--- Begin GIVEN MATERIAL ---

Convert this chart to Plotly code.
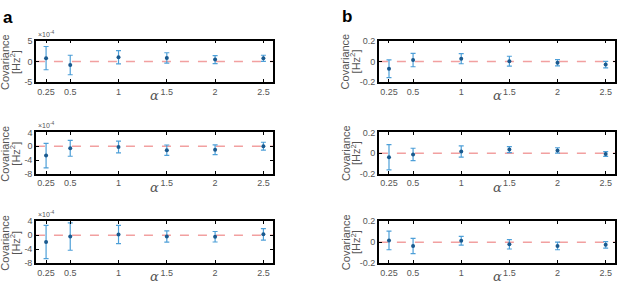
import plotly.graph_objects as go

alpha = [0.25, 0.5, 1, 1.5, 2, 2.5]
xtick_labels = ["0.25", "0.5", "1", "1.5", "2", "2.5"]

# Panel a (values in units of 1e-4 Hz^2)
a1_mean = [0.8, -0.85, 1.0, 0.85, 0.45, 0.75]
a1_err = [2.8, 2.35, 1.6, 1.25, 0.95, 0.75]
a2_mean = [-2.7, -0.6, -0.2, -1.15, -1.0, 0.0]
a2_err = [3.55, 2.3, 1.7, 1.5, 1.4, 1.15]
a3_mean = [-1.95, -0.4, 0.2, -0.37, -0.45, 0.25]
a3_err = [4.75, 3.9, 2.6, 1.6, 1.5, 1.65]

# Panel b (Hz^2)
b1_mean = [-0.07, 0.013, 0.027, 0.003, -0.012, -0.03]
b1_err = [0.085, 0.064, 0.049, 0.047, 0.03, 0.031]
b2_mean = [-0.04, -0.013, 0.016, 0.034, 0.026, -0.008]
b2_err = [0.122, 0.06, 0.055, 0.028, 0.026, 0.023]
b3_mean = [0.017, -0.036, 0.014, -0.02, -0.036, -0.025]
b3_err = [0.089, 0.072, 0.042, 0.045, 0.036, 0.031]

a_y1_ticks = [-5, 0, 5]
a_y23_ticks = [-8, -4, 0, 4]
b_ticks = [-0.2, 0, 0.2]
b_tick_labels = ["-0.2", "0", "0.2"]

W, H = 617, 287
ERR_COLOR = "#4d9fd8"
PT_COLOR = "#1a5a8f"
LINE_RED = "#f2a0a0"
GREY = "#555555"
FONT = "Liberation Sans"

xdom = {"a": [36 / W, 273.5 / W], "b": [379.5 / W, 616.3 / W]}
rows_px = [(37, 80), (132, 175), (224, 267.5)]
ydoms = [[1 - b / H, 1 - t / H] for t, b in rows_px]
title_x = {"a": (5.5, 15.5), "b": (346.5, 356.5)}

panels = [
    ("a", 0, a1_mean, a1_err, [-5, 5], a_y1_ticks, [str(v) for v in a_y1_ticks]),
    ("a", 1, a2_mean, a2_err, [-8, 4], a_y23_ticks, [str(v) for v in a_y23_ticks]),
    ("a", 2, a3_mean, a3_err, [-8, 4], a_y23_ticks, [str(v) for v in a_y23_ticks]),
    ("b", 0, b1_mean, b1_err, [-0.2, 0.2], b_ticks, b_tick_labels),
    ("b", 1, b2_mean, b2_err, [-0.2, 0.2], b_ticks, b_tick_labels),
    ("b", 2, b3_mean, b3_err, [-0.2, 0.2], b_ticks, b_tick_labels),
]

fig = go.Figure()
layout = {}
shapes = []
annotations = []

for i, (col, row, mean, err, yr, yt, ytl) in enumerate(panels, start=1):
    xa = "x" if i == 1 else f"x{i}"
    ya = "y" if i == 1 else f"y{i}"
    xkey = "xaxis" if i == 1 else f"xaxis{i}"
    ykey = "yaxis" if i == 1 else f"yaxis{i}"
    fig.add_trace(go.Scatter(
        x=alpha, y=mean, mode="markers", xaxis=xa, yaxis=ya,
        marker=dict(size=4, color=PT_COLOR),
        error_y=dict(type="data", array=err, visible=True,
                     color=ERR_COLOR, thickness=1.2, width=2.5),
        showlegend=False, cliponaxis=True,
    ))
    axis_common = dict(showline=True, linecolor="black", linewidth=1.5,
                       mirror="ticks", ticks="inside", ticklen=3,
                       tickcolor="black", tickwidth=1, showgrid=False,
                       zeroline=False,
                       tickfont=dict(family=FONT, size=9, color=GREY))
    layout[xkey] = dict(domain=xdom[col], anchor=ya, range=[0.145, 2.6],
                        tickvals=alpha, ticktext=xtick_labels, **axis_common)
    layout[ykey] = dict(domain=ydoms[row], anchor=xa, range=yr,
                        tickvals=yt, ticktext=ytl, **axis_common)
    shapes.append(dict(type="line", xref=f"{xa} domain", yref=ya,
                       x0=0, x1=1, y0=0, y1=0,
                       line=dict(color=LINE_RED, width=1.5, dash="dash"),
                       layer="below"))
    top_px, bot_px = rows_px[row]
    mid_y = 1 - (top_px + bot_px) / 2 / H
    xd = xdom[col]
    # y-axis title (two rotated lines)
    for txt, tx in zip(["Covariance", "[Hz<sup>2</sup>]"], title_x[col]):
        annotations.append(dict(text=txt, xref="paper", yref="paper",
                                x=tx / W, y=mid_y, xanchor="center", yanchor="middle",
                                textangle=-90, showarrow=False,
                                font=dict(family=FONT, size=11, color=GREY)))
    # x-axis title
    annotations.append(dict(text="<i>α</i>", xref="paper", yref="paper",
                            x=(xd[0] + xd[1]) / 2, y=1 - (bot_px + 14) / H,
                            xanchor="center", yanchor="middle", showarrow=False,
                            font=dict(family="DejaVu Serif", size=13, color=GREY)))
    if col == "a":
        annotations.append(dict(text="×10<sup>-4</sup>", xref="paper", yref="paper",
                                x=xd[0], y=1 - (top_px - 1) / H,
                                xanchor="left", yanchor="bottom", showarrow=False,
                                font=dict(family=FONT, size=7, color=GREY)))

annotations.append(dict(text="<b>a</b>", xref="paper", yref="paper", x=1 / W, y=1 - 1 / H,
                        xanchor="left", yanchor="top", showarrow=False,
                        font=dict(family=FONT, size=17, color="black")))
annotations.append(dict(text="<b>b</b>", xref="paper", yref="paper", x=341 / W, y=1 - 0 / H,
                        xanchor="left", yanchor="top", showarrow=False,
                        font=dict(family=FONT, size=17, color="black")))

fig.update_layout(width=W, height=H, margin=dict(l=0, r=0, t=0, b=0),
                  paper_bgcolor="white", plot_bgcolor="white",
                  shapes=shapes, annotations=annotations, **layout)

fig.write_html("out.html", config={"displayModeBar": False},
               post_script="document.body.style.margin='0';document.body.style.overflow='hidden';")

--- End GIVEN MATERIAL ---

Copy nothing but the lines from the top of the data down to the line containing "a3_err = [4.75, 3.9, 2.6, 1.6, 1.5, 1.65]", and leave the pictures out.

Convert this chart to Plotly code.
import plotly.graph_objects as go

alpha = [0.25, 0.5, 1, 1.5, 2, 2.5]
xtick_labels = ["0.25", "0.5", "1", "1.5", "2", "2.5"]

# Panel a (values in units of 1e-4 Hz^2)
a1_mean = [0.8, -0.85, 1.0, 0.85, 0.45, 0.75]
a1_err = [2.8, 2.35, 1.6, 1.25, 0.95, 0.75]
a2_mean = [-2.7, -0.6, -0.2, -1.15, -1.0, 0.0]
a2_err = [3.55, 2.3, 1.7, 1.5, 1.4, 1.15]
a3_mean = [-1.95, -0.4, 0.2, -0.37, -0.45, 0.25]
a3_err = [4.75, 3.9, 2.6, 1.6, 1.5, 1.65]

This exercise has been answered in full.